The split has disadvantages as well. While microprocessors have been improving performance by 60% per year, DRAM access time has been improving by 7% per year. This processor-memory performance gap limits many applications. For example, one microprocessor spends 75% of its time in the memory hierarchy for data base and matrix computations [1]. These delays occur despite tremendous resources being spent trying to bridge this gap. Table 1 shows that up to 60% of the area and 90% of the transistors of recent microprocessors are dedicated to the growing "memory gap penalty": on-chip memory latency-hiding hardware such as caches.
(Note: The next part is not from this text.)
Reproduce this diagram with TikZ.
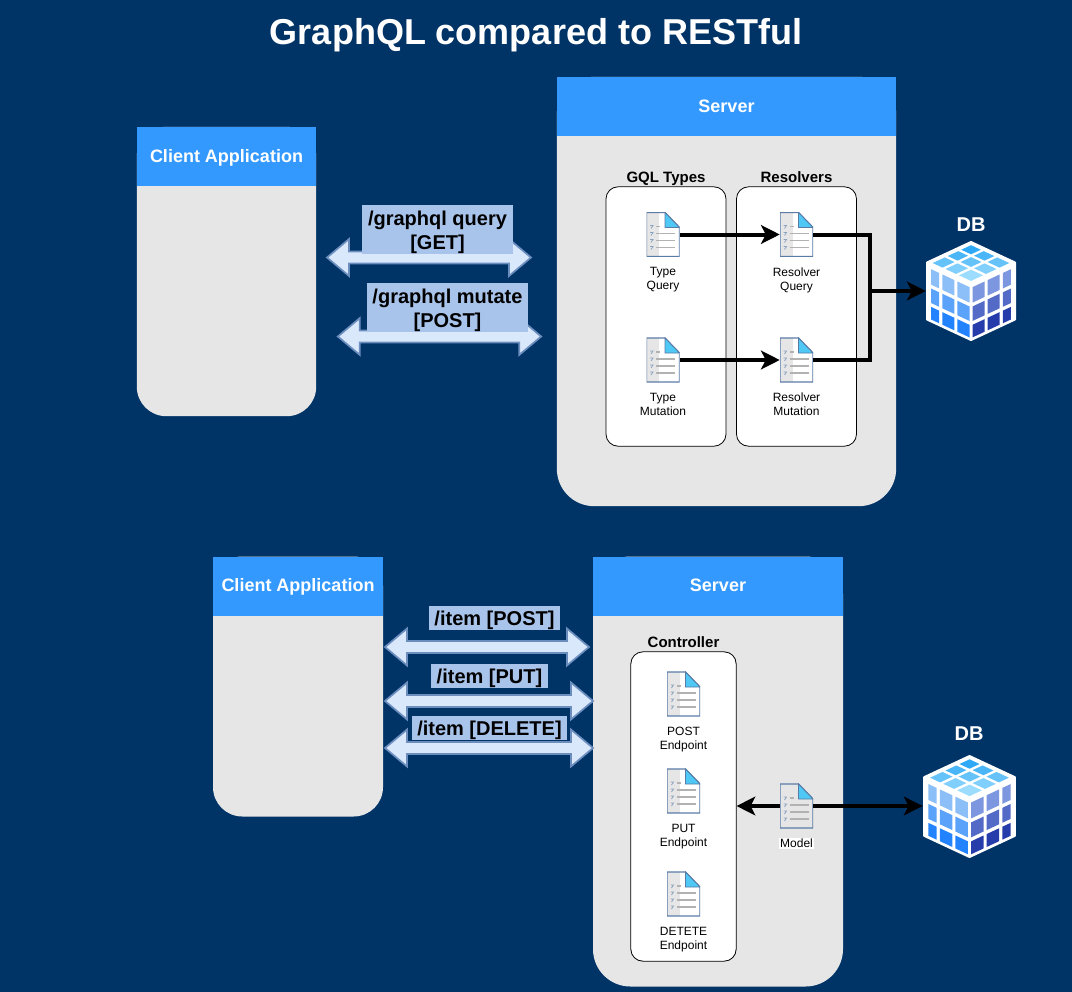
\documentclass[tikz,border=0pt]{standalone}
\usepackage{fontspec}
\setmainfont{Liberation Sans}
\usetikzlibrary{arrows.meta,calc,positioning,shapes.arrows}
\definecolor{navy}{HTML}{003366}
\definecolor{headblue}{HTML}{3399FF}
\definecolor{panelgrey}{HTML}{E6E6E6}
\definecolor{tagblue}{HTML}{A9C4EB}
\definecolor{shaftblue}{HTML}{DAE8FC}
\definecolor{shaftedge}{HTML}{6C8EBF}
\definecolor{docedge}{HTML}{5A7BA6}
\definecolor{foldblue}{HTML}{4FC8F5}
\definecolor{cubeleft}{HTML}{8CBEF8}
\definecolor{cubeleftlow}{HTML}{1E80FF}
\definecolor{cuberight}{HTML}{7C96E0}
\definecolor{cuberightlow}{HTML}{2237A8}
\definecolor{cubetop}{HTML}{9CDCFF}
\definecolor{cubeback}{HTML}{2FA9F5}
\tikzset{
docshape/.pic={
\fill[panelgrey] (-16.5,-22) rectangle (-4,22);
\draw[docedge,line width=1pt] (-16.5,-22)--(2,-22)--(16.5,-7)--(16.5,22)--(-16.5,22)--cycle;
\fill[foldblue,draw=docedge,line width=.6pt] (2,-22)--(16.5,-7)--(2,-7)--cycle;
\foreach \ly in {-1,6,13}{\draw[gray!60,line width=.9pt] (-7,\ly)--(12,\ly);}
\draw[gray!60,line width=.9pt] (-7,-8)--(-3,-8);
\foreach \ly in {-9,-2,5,12}{\draw[docedge!70,line width=.6pt] (-13,\ly)--(-10,\ly)--(-12,\ly+3);}
},
cubeshape/.pic={
\fill[white,draw=white,line width=1.5pt,line join=round] (0,-49)--(44,-28.5)--(44,28.5)--(0,49)--(-44,28.5)--(-44,-28.5)--cycle;
\foreach \ra/\rb/\tr in {.25/1.05/100,1.25/2/55,2.2/2.85/5}{
\foreach \ca/\cb in {.1/.91,1.11/1.91,2.13/2.66}{
\fill[cubeleft!\tr!cubeleftlow] ({-\ca*15},{-8-\ca*7+\ra*19.33})--({-\cb*15},{-8-\cb*7+\ra*19.33})--({-\cb*15},{-8-\cb*7+\rb*19.33})--({-\ca*15},{-8-\ca*7+\rb*19.33})--cycle;
\fill[cuberight!\tr!cuberightlow] ({\ca*15},{-8-\ca*7+\ra*19.33})--({\cb*15},{-8-\cb*7+\ra*19.33})--({\cb*15},{-8-\cb*7+\rb*19.33})--({\ca*15},{-8-\ca*7+\rb*19.33})--cycle;
}}
\foreach \ra/\rb/\ta in {.15/.95/0,1.15/1.85/1,2.05/2.7/2}{
\foreach \ca/\cb/\tb in {.15/.95/0,1.15/1.85/1,2.05/2.7/2}{
\pgfmathtruncatemacro\tmix{100-(\ta+\tb)*25}
\fill[cubetop!\tmix!cubeback] ({(\ca-\ra)*15},{-8-(\ca+\ra)*7})--({(\cb-\ra)*15},{-8-(\cb+\ra)*7})--({(\cb-\rb)*15},{-8-(\cb+\rb)*7})--({(\ca-\rb)*15},{-8-(\ca+\rb)*7})--cycle;
}}
}}
\begin{document}
\begin{tikzpicture}[x=.75pt,y=-.75pt,>={Stealth[length=14pt,width=14pt,inset=3.5pt]},every node/.style={align=center},
panel/.style={fill=panelgrey,rounded corners=22pt,inner sep=0pt},
head/.style={fill=headblue,anchor=north,inner sep=0pt,minimum height=44.25pt,text height=8.5pt,text depth=0pt,text=white,font=\fontsize{13.5}{16}\selectfont\bfseries},
group/.style={draw=black,fill=white,rounded corners=9pt,inner sep=0pt,line width=.6pt},
grouptitle/.style={font=\fontsize{11.25}{13}\selectfont\bfseries,inner sep=0pt,text height=8pt,text depth=0pt,above=2.8pt of #1},
docicon/.style={minimum width=24.75pt,minimum height=33.5pt,inner sep=0pt,path picture={\pic at (path picture bounding box.center) {docshape};}},
doclabel/.style={font=\fontsize{9}{10.5}\selectfont,inner sep=0pt,below=7.6pt of #1},
dbicon/.style={minimum width=67.5pt,minimum height=75pt,inner sep=0pt},
dblabel/.style={text=white,font=\fontsize{15}{18}\selectfont\bfseries,inner sep=0pt},
bigarrow/.style={double arrow,draw=shaftedge,fill=shaftblue,line width=1.3pt,inner sep=3.9pt,minimum width=27pt,double arrow head extend=9.3pt,double arrow tip angle=80},
tag/.style={fill=tagblue,font=\fontsize{15}{18}\selectfont\bfseries,inner xsep=0pt,inner ysep=0pt,minimum height=18pt},
tagline/.style={tag,text height=14pt,text depth=3pt},
link/.style={line width=3pt,line join=miter}]
\fill[navy] (0,0) rectangle (1072,992);
\useasboundingbox (0,0) rectangle (1072,992);
\node[text=white,font=\fontsize{27}{32}\selectfont\bfseries,inner sep=0pt,text height=20pt,text depth=0pt] (title) at (536,31) {GraphQL compared to RESTful};
% graphql half
\node[panel,minimum width=134.5pt,minimum height=217pt] (client1) at (226.5,271.5) {};
\node[head,minimum width=134.5pt] (client1h) at (client1.north) {Client Application};
\node[panel,minimum width=254.5pt,minimum height=322pt,rounded corners=28pt] (server1) at (726.5,291.5) {};
\node[head,minimum width=254.5pt] (server1h) at (server1.north) {Server};
\node[group,minimum width=90pt,minimum height=194.5pt] (types) at (666,316.5) {};
\node[group,minimum width=90pt,minimum height=194.5pt] (resolvers) at (796.5,316.5) {};
\node[grouptitle=types] (typest) {GQL Types};
\node[grouptitle=resolvers] (resolverst) {Resolvers};
\node[docicon] (tq) at (663,234.5) {};
\node[docicon] (tm) at (663,360) {};
\node[docicon] (rq) at (796.5,234.5) {};
\node[docicon] (rm) at (796.5,360) {};
\node[doclabel=tq] (tql) {Type\\Query};
\node[doclabel=tm] (tml) {Type\\Mutation};
\node[doclabel=rq] (rql) {Resolver\\Query};
\node[doclabel=rm] (rml) {Resolver\\Mutation};
\node[dbicon] (db1) at (971,291) {};
\pic at (db1) {cubeshape};
\node[dblabel] (db1l) at (971,225) {DB};
\coordinate (join1) at (870,291);
\draw[link,->] (tq)--(rq);
\draw[link,->] (tm)--(rm);
\draw[link] (rq.east)-|(join1);
\draw[link] (rm.east)-|(join1);
\draw[link,->] (join1)--(db1.west);
\node[bigarrow,minimum height=153pt] (gqarrow) at (429,257.5) {};
\node[bigarrow,minimum height=152.5pt] (gmarrow) at (439.5,336.5) {};
\node[tag,minimum width=113.25pt,minimum height=36.75pt] (gqtag) at (437.5,229.5) {\rule{0pt}{14.5pt}/graphql query\\{}[GET]};
\node[tag,minimum width=120.75pt,minimum height=36.75pt] (gmtag) at (447.5,307.5) {\rule{0pt}{14.5pt}/graphql mutate\\{}[POST]};
% rest half
\node[panel,minimum width=127.5pt,minimum height=195pt] (client2) at (298,686.5) {};
\node[head,minimum width=127.5pt] (client2h) at (client2.north) {Client Application};
\node[panel,minimum width=187.5pt,minimum height=322.5pt,rounded corners=28pt] (server2) at (718,771.5) {};
\node[head,minimum width=187.5pt] (server2h) at (server2.north) {Server};
\node[group,minimum width=79pt,minimum height=232pt] (controller) at (683.5,806.5) {};
\node[grouptitle=controller] (controllert) {Controller};
\node[docicon] (post) at (683.5,694) {};
\node[docicon] (put) at (683.5,791) {};
\node[docicon] (del) at (683.5,894) {};
\node[docicon] (model) at (796.5,806) {};
\node[doclabel=post] (postl) {POST\\Endpoint};
\node[doclabel=put] (putl) {PUT\\Endpoint};
\node[doclabel=del] (dell) {DETETE\\Endpoint};
\node[doclabel=model,fill=white,inner xsep=1pt,inner ysep=1pt,below=6.6pt of model] (modell) {Model};
\node[dbicon,minimum width=70pt,minimum height=77pt] (db2) at (969.5,806.5) {};
\pic[scale=1.03] at (db2) {cubeshape};
\node[dblabel] (db2l) at (969,734) {DB};
\draw[link,->] (model.west)--(controller.east|-model.west);
\draw[link,->] (model.east)--(db2.west|-model.east);
\node[bigarrow,minimum height=153pt] (postarrow) at (487,647) {};
\node[bigarrow,minimum height=156pt] (putarrow) at (489,701) {};
\node[bigarrow,minimum height=156pt] (delarrow) at (489,748) {};
\node[tagline,minimum width=98.25pt] (posttag) at (494.5,618) {/item [POST]};
\node[tagline,minimum width=87.75pt] (puttag) at (489.5,676) {/item [PUT]};
\node[tagline,minimum width=116.25pt] (deltag) at (489.5,728) {/item [DELETE]};
\end{tikzpicture}
\end{document}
The DRAM industry also has difficulties. The number of DRAMs for the minimum memory of PCs is shrinking--from 32 1Mb DRAMs in 1986 to 2 64Mb DRAMs today--because the growth rate of the minimum memory size is half the growth rate of DRAM. A challenge for wide DRAMs is that some customers want parity protection and some do not. Finally, today's cache-oriented microprocessors need lower latency but instead are offered higher bandwidth with higher latency. Hence customers may no longer automatically switch to the larger capacity DRAM because the minimum memory capacity may be too large. The larger capacity DRAM will need to be in a wider configuration that is more expensive per bit than the narrow version of a smaller DRAM. The wider capacity does not match the width needed for error checking; or memory latency is higher. Thus the 256Mb or 1Gb DRAM may be greeted with indifference.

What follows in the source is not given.